Numerous changes were made to the text of the bill on a good-faith effort by me to address the legitimate concerns raised about the bill by some of our colleagues. These changes include adding a new opt-in provision to prevent consumers from being forced to use or accept electronic records. In addition, we added brand-new carve-outs prohibiting use of electronic records where those records are necessary for protection of a consumer's health, safety, and home.

Unfortunately, all of this hard work has fallen victim to partisan politics. The administration, after publicly supporting the need for electronic signature legislation, has decided that they must deny Congressional Republicans a victory on this important technology legislation.

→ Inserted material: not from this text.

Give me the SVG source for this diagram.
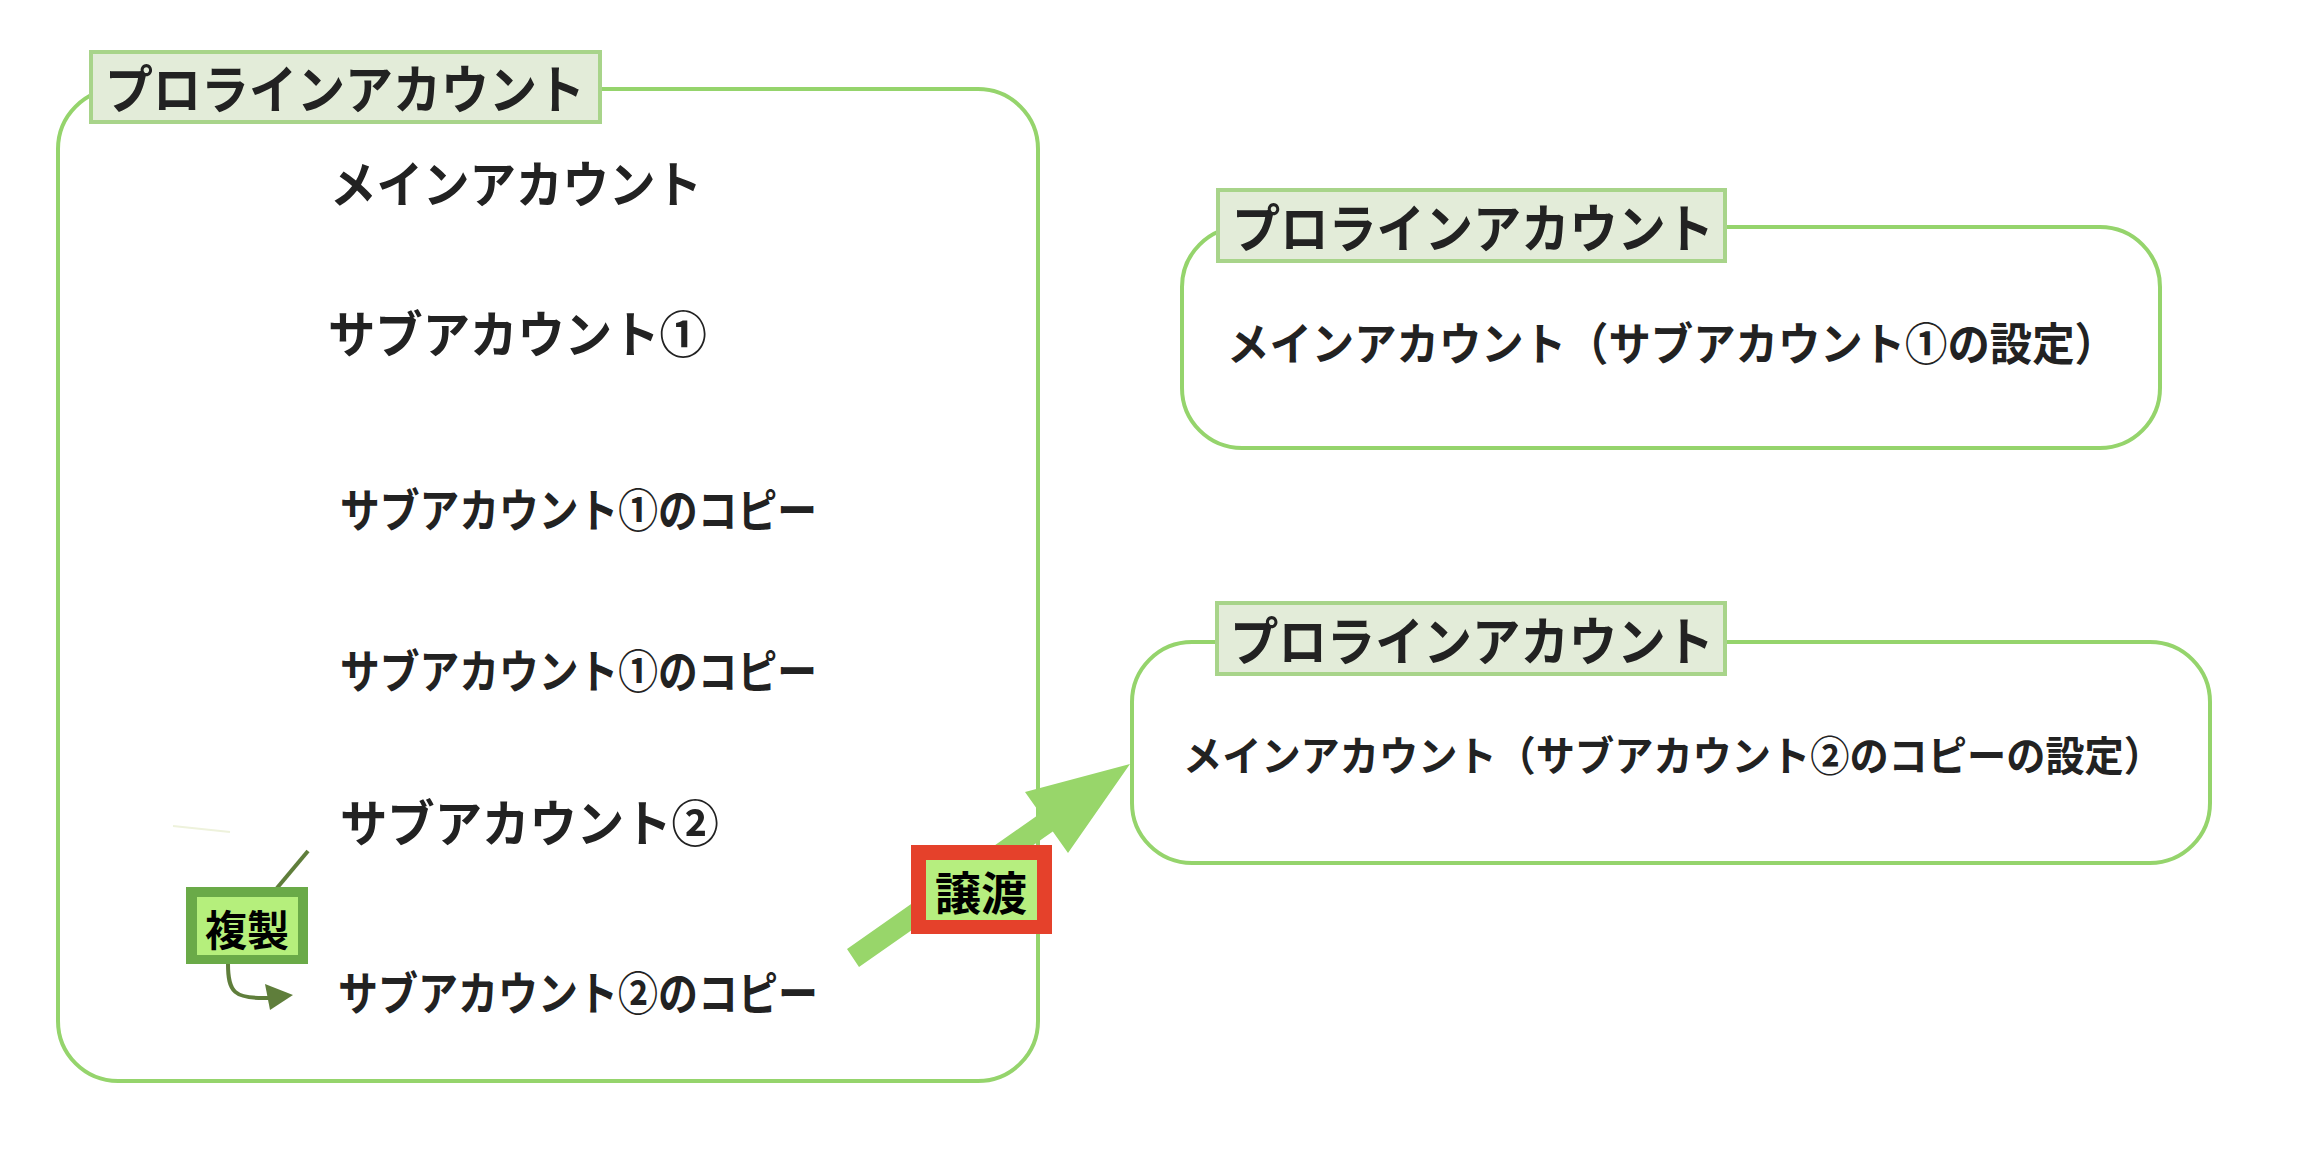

It is my understanding that last week officials from the administration met with Members of the Democrat leadership in the House and persuaded some House Members to withdraw their support from H.R. 1714, despite the agreement we had reached and after many days of negotiations. This is a shame.

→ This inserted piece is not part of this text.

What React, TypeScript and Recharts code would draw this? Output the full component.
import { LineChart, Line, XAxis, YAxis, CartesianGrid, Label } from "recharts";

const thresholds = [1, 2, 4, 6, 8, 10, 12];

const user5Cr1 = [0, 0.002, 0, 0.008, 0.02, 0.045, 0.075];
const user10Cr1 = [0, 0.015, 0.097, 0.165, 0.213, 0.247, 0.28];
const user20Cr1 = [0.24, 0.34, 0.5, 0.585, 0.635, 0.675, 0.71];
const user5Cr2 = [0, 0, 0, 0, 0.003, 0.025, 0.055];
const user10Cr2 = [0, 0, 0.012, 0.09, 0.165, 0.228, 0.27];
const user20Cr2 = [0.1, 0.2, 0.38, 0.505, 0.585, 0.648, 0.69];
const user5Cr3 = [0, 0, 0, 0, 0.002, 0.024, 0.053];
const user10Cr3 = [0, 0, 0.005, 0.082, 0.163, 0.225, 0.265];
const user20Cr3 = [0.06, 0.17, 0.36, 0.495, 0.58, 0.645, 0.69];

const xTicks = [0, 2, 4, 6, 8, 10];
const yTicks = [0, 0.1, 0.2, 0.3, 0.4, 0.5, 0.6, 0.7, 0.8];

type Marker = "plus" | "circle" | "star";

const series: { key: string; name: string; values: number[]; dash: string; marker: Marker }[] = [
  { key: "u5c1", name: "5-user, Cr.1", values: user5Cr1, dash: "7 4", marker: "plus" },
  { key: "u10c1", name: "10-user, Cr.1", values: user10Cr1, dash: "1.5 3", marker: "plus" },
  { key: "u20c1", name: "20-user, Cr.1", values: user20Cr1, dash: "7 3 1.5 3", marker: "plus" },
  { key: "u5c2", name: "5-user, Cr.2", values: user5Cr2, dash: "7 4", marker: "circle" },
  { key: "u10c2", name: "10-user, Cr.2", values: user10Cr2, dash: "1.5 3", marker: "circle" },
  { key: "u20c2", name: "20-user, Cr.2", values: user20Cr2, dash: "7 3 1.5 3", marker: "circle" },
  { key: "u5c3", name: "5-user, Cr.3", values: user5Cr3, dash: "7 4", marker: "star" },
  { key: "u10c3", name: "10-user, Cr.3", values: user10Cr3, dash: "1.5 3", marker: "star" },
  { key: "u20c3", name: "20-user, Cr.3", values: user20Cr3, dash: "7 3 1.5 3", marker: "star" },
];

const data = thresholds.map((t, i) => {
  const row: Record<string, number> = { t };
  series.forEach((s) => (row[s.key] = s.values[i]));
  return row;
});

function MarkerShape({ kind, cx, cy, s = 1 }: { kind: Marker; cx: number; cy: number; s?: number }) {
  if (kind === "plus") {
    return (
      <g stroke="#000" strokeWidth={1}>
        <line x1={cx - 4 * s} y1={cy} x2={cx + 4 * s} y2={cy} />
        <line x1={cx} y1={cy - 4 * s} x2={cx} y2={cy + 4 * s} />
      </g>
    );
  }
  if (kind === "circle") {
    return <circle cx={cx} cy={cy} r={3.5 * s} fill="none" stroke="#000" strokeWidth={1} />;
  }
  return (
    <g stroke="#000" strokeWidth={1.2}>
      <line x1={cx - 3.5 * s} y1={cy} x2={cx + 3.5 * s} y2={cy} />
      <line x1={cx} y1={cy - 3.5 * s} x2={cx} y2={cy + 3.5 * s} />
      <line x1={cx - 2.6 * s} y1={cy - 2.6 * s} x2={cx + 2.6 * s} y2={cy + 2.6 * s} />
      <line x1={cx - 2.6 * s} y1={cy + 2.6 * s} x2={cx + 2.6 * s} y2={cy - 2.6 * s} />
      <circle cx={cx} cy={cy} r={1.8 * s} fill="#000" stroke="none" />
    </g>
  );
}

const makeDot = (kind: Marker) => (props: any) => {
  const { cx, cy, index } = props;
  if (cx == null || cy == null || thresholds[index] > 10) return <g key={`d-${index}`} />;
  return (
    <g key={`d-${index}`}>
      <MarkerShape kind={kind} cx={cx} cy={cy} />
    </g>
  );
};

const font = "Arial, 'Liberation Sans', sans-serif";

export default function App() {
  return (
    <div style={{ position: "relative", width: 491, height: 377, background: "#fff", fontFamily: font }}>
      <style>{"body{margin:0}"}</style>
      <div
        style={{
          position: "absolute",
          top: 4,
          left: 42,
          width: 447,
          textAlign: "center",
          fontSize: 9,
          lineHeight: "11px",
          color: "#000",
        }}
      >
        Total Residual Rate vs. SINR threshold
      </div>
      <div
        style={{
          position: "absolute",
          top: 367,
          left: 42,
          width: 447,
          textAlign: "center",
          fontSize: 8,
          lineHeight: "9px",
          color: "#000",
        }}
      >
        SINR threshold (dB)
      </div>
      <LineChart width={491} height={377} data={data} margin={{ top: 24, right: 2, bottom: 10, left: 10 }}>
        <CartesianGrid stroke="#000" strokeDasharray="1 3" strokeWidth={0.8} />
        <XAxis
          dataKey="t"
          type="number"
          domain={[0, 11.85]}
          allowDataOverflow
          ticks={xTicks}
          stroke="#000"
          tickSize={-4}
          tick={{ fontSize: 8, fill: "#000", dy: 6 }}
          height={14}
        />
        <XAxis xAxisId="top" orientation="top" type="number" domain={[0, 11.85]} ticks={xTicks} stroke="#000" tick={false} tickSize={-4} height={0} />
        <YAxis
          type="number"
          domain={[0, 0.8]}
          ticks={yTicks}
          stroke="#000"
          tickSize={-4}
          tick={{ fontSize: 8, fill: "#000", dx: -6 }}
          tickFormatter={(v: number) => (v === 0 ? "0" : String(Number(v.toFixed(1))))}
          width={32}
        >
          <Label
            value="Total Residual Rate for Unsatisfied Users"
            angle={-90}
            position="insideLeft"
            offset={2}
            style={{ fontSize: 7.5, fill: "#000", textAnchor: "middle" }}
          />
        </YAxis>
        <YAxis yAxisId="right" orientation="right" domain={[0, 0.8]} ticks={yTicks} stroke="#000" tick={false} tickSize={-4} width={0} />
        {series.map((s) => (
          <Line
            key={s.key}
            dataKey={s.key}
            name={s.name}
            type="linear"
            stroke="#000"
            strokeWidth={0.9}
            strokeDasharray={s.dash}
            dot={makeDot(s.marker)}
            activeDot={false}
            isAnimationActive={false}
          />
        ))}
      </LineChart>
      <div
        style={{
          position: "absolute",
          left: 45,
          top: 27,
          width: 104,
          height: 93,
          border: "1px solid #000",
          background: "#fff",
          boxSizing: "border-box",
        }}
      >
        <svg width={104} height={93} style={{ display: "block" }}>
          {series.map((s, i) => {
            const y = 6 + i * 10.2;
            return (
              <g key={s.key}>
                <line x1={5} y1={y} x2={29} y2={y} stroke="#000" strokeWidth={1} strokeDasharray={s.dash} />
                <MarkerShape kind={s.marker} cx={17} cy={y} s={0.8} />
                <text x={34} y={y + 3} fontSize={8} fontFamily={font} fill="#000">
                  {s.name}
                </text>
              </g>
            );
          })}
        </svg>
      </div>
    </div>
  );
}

Since that time, many false and misleading charges have been made against H.R. 1714. The bill has come under attack by opponents of technology legislation who claim that H.R. 1714 would harm consumers. Mr. Speaker, these claims are absolutely false. The consumer provisions contained in H.R. 1714 keep in place all existing consumer protection laws and fully protect consumers.

Mr. Speaker, it is unfortunate that such an important technology bill has come under attack. If we want the Internet and electronic commerce to continue to grow, we must pass H.R. 1714 providing the much needed legal certainty to electronic signatures and records.

H.R. 1714 is one of the most important high technology votes that this Congress will undertake. If my colleagues support the U.S. high-tech industry, they will vote yes on this bill.

A vote in support of H.R. 1714 is a vote in support of providing consumers with greater security and on-line transactions. It is a vote in support of allowing businesses to provide new and innovative services online.

I urge all of my colleagues to reject baseless charges against the bill and support H.R. 1714.